Wine consumption in Australia increased during World War II due to a shortage of beer. However, exports to Britain almost ceased after 1941 due to embargoes and lack of shipping space. Exports to England resumed after the war but on a much smaller scale. To try and increase exports, the Wine Board established an Australian Wine Centre in London in 1960. But Australian exports of wine remained small. By 1974-75, production passed 80 million gallons, but exports were only about 1.4 million gallons valued at $5.3 million.

After World War II, producers started selling bottles of wine under their own labels rather than selling wine in bulk to retailers and wholesalers. This resulted in an increase in competition. Post-war migration of large numbers of people from European countries also pushed up demand for wine. Australian Wine Bureau promotions coupled with more advertising by wine firms meant steady growth in the industry through the 1950s and 1960s. Consumption rose from about one gallon a person in the early 1960s to two gallons in the early 1970s and three gallons by 1976-77.

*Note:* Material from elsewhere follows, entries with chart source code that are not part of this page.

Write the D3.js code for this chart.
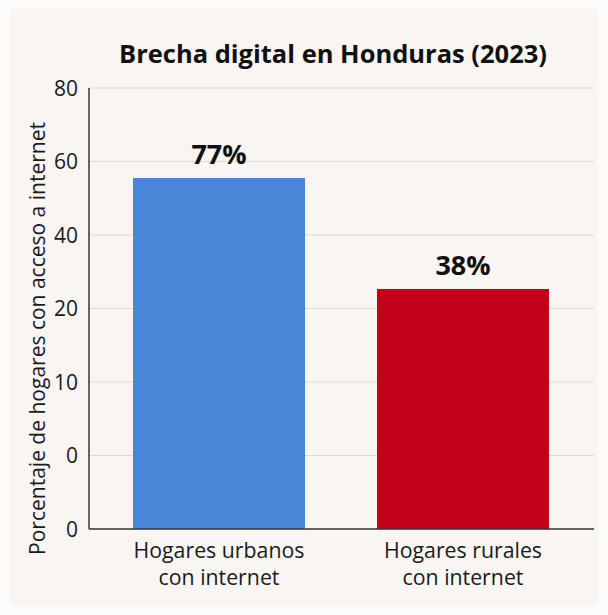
<!DOCTYPE html>
<html>
<head>
<meta charset="utf-8">
<script src="https://cdn.jsdelivr.net/npm/d3@7"></script>
<style>
  html, body { margin: 0; padding: 0; background: #fcfbfa; }
  svg { display: block; }
</style>
</head>
<body>
<svg id="chart" width="608" height="615"></svg>
<script>
// Data
const categories = ["Hogares urbanos\ncon internet", "Hogares rurales\ncon internet"];
const values = [77, 38];
const valueLabels = ["77%", "38%"];
const barColors = ["#4a86d8", "#c3001a"];
const tickLabels = ["80", "60", "40", "20", "10", "0", "0"];
const title = "Brecha digital en Honduras (2023)";
const yTitle = "Porcentaje de hogares con acceso a internet";

const W = 608, H = 615;
const margin = { top: 88, right: 12, bottom: 86, left: 89 };
const plotW = W - margin.left - margin.right;
const plotH = H - margin.top - margin.bottom;
const FONT = "'Open Sans', sans-serif";

const svg = d3.select("#chart");

// panel background
svg.append("rect")
  .attr("x", 10).attr("y", 9).attr("width", W - 20).attr("height", H - 18)
  .attr("fill", "#f8f5f3");

const g = svg.append("g").attr("transform", `translate(${margin.left},${margin.top})`);

// category axis
const x = d3.scaleBand().domain(d3.range(categories.length))
  .range([44, 460]).paddingInner(0.295).paddingOuter(0);

// tick labels sit evenly along the vertical axis
const yTicks = d3.scalePoint().domain(d3.range(tickLabels.length)).range([0, plotH]);

// bar heights follow a compressed (power) value scale
const y = d3.scalePow().exponent(0.538).domain([0, 117.7]).range([plotH, 0]);

// grid lines
g.selectAll("line.grid")
  .data(d3.range(tickLabels.length - 1))
  .join("line")
  .attr("class", "grid")
  .attr("x1", 1).attr("x2", plotW - 2)
  .attr("y1", i => yTicks(i)).attr("y2", i => yTicks(i))
  .attr("stroke", "#dcdad8").attr("stroke-width", 1.2);

// tick labels
g.selectAll("text.tick")
  .data(tickLabels)
  .join("text")
  .attr("class", "tick")
  .attr("x", -11)
  .attr("y", (d, i) => yTicks(i))
  .attr("dy", "0.36em")
  .attr("text-anchor", "end")
  .attr("font-family", FONT)
  .attr("font-size", 21)
  .attr("fill", "#1a1a1a")
  .text(d => d);

// bars
g.selectAll("rect.bar")
  .data(values)
  .join("rect")
  .attr("class", "bar")
  .attr("x", (d, i) => x(i))
  .attr("width", x.bandwidth())
  .attr("y", d => y(d))
  .attr("height", d => plotH - y(d))
  .attr("fill", (d, i) => barColors[i]);

// value labels
g.selectAll("text.value")
  .data(values)
  .join("text")
  .attr("class", "value")
  .attr("x", (d, i) => x(i) + x.bandwidth() / 2)
  .attr("y", d => y(d) - 14)
  .attr("text-anchor", "middle")
  .attr("font-family", FONT)
  .attr("font-weight", 700)
  .attr("font-size", 27)
  .attr("fill", "#111")
  .text((d, i) => valueLabels[i]);

// axis lines
g.append("line")
  .attr("x1", 0).attr("x2", 0).attr("y1", 0).attr("y2", plotH)
  .attr("stroke", "#333").attr("stroke-width", 1.5);
g.append("line")
  .attr("x1", 0).attr("x2", plotW - 2).attr("y1", plotH).attr("y2", plotH)
  .attr("stroke", "#333").attr("stroke-width", 1.5);

// category labels
const cat = g.selectAll("text.cat")
  .data(categories)
  .join("text")
  .attr("class", "cat")
  .attr("x", (d, i) => x(i) + x.bandwidth() / 2)
  .attr("y", plotH + 29)
  .attr("text-anchor", "middle")
  .attr("font-family", FONT)
  .attr("font-size", 21.3)
  .attr("fill", "#1a1a1a");
cat.selectAll("tspan")
  .data(d => d.split("\n"))
  .join("tspan")
  .attr("x", function () { return this.parentNode.getAttribute("x"); })
  .attr("dy", (d, i) => i === 0 ? 0 : 27)
  .text(d => d);

// title
svg.append("text")
  .attr("x", 333).attr("y", 63)
  .attr("text-anchor", "middle")
  .attr("font-family", FONT)
  .attr("font-weight", 700)
  .attr("font-size", 25.5)
  .attr("fill", "#111")
  .text(title);

// vertical axis title
svg.append("text")
  .attr("transform", `translate(45,${margin.top + plotH / 2 + 30}) rotate(-90)`)
  .attr("text-anchor", "middle")
  .attr("font-family", FONT)
  .attr("font-size", 21)
  .attr("fill", "#1a1a1a")
  .text(yTitle);
</script>
</body>
</html>
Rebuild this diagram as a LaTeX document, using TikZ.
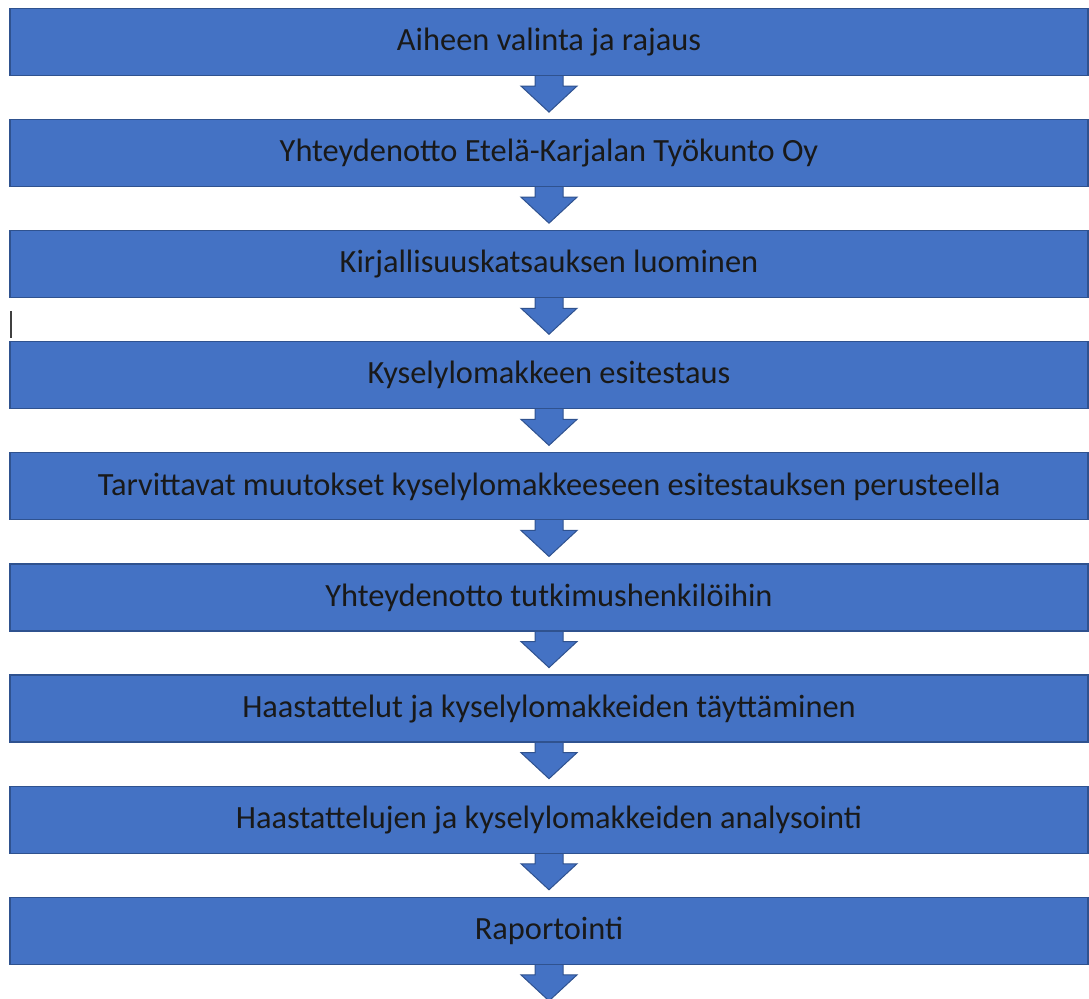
\documentclass[tikz,border=0pt]{standalone}
\usepackage{fontspec}
\setmainfont{Carlito}
\usetikzlibrary{calc,backgrounds}

\definecolor{boxblue}{HTML}{4472C4}
\definecolor{boxline}{HTML}{2F528F}

\tikzset{
    stepbox/.style={draw=boxline, line width=0.6pt, fill=boxblue,
        minimum width=539pt, minimum height=33.5pt, inner sep=0pt,
        font=\fontsize{16.2}{18}\selectfont, text=black!90},
    steparrow/.style={draw=boxline, line width=0.5pt, fill=boxblue, line join=miter}
}

\begin{document}
\begin{tikzpicture}[x=0.5pt, y=-0.5pt]
\useasboundingbox (0,0) rectangle (1089,999);

% Steps
\foreach \txt [count=\i] in {
    Aiheen valinta ja rajaus,
    Yhteydenotto Etelä-Karjalan Työkunto Oy,
    Kirjallisuuskatsauksen luominen,
    Kyselylomakkeen esitestaus,
    Tarvittavat muutokset kyselylomakkeeseen esitestauksen perusteella,
    Yhteydenotto tutkimushenkilöihin,
    Haastattelut ja kyselylomakkeiden täyttäminen,
    Haastattelujen ja kyselylomakkeiden analysointi,
    Raportointi}
    \node[stepbox] (s\i) at (549, 42+111.1*\i-111.1) {\raisebox{-1.6pt}{\txt}};

% Arrows between the steps
\begin{scope}[on background layer]
\foreach \i in {1,...,9}
    \draw[steparrow] ($(s\i.south)+(-14,-4)$)
        -- ++(28,0) -- ++(0,14) -- ++(14,0)
        -- ++(-28,26) -- ++(-28,-26) -- ++(14,0) -- cycle;
\end{scope}

% Text cursor
\draw[line width=1.2pt, black!75] (11,311) -- (11,338);
\end{tikzpicture}
\end{document}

The turning point for the Australian wine industry is considered to be the pressure-controlled fermentation technique, first used in 1953. Orlando introduced the Barossa Pearl brand into the market in 1956 using the technique, a wine that became very popular in the 1960s and 1970s, appealing to women as well as men. This success was followed by a wide range of similar brands by different companies.

By the mid 1990s, about 4,000 growers produced 700,000 tons of grapes for 8,000 wine-makers each year. The industry employed 5,000 people, and wine sales reached $2.5 billion. Following the European Community / Australia Bilateral Wine Agreement in 1994, Australia has gained greater access to European markets. This has allowed more emphasis to be placed on exports. Despite a decrease in the tariff on imported wine from ten per cent to five per cent in 1996, Australia producers kept their share of the domestic market at around 97 per cent.

In 2006-07, wine production totaled nearly 220 million gallons. The value of wine exports was $2.9 billion, exceeding domestic sales of $2.0 billion. Australian wines are now sold in over 100 countries. The United Kingdom imports more Australian wine than French wine. The total area of grape-bearing vines in the 2006-07 season was 405,000 acres. In 2006, the grape growing industry employed 11,000 people, while wine manufacturing gave jobs to 17,000 people. Medals have been won by Australian wines at nearly every international wine competition. The industry has come a long way since Watkin Tench proudly held two bunches of grapes aloft in 1791.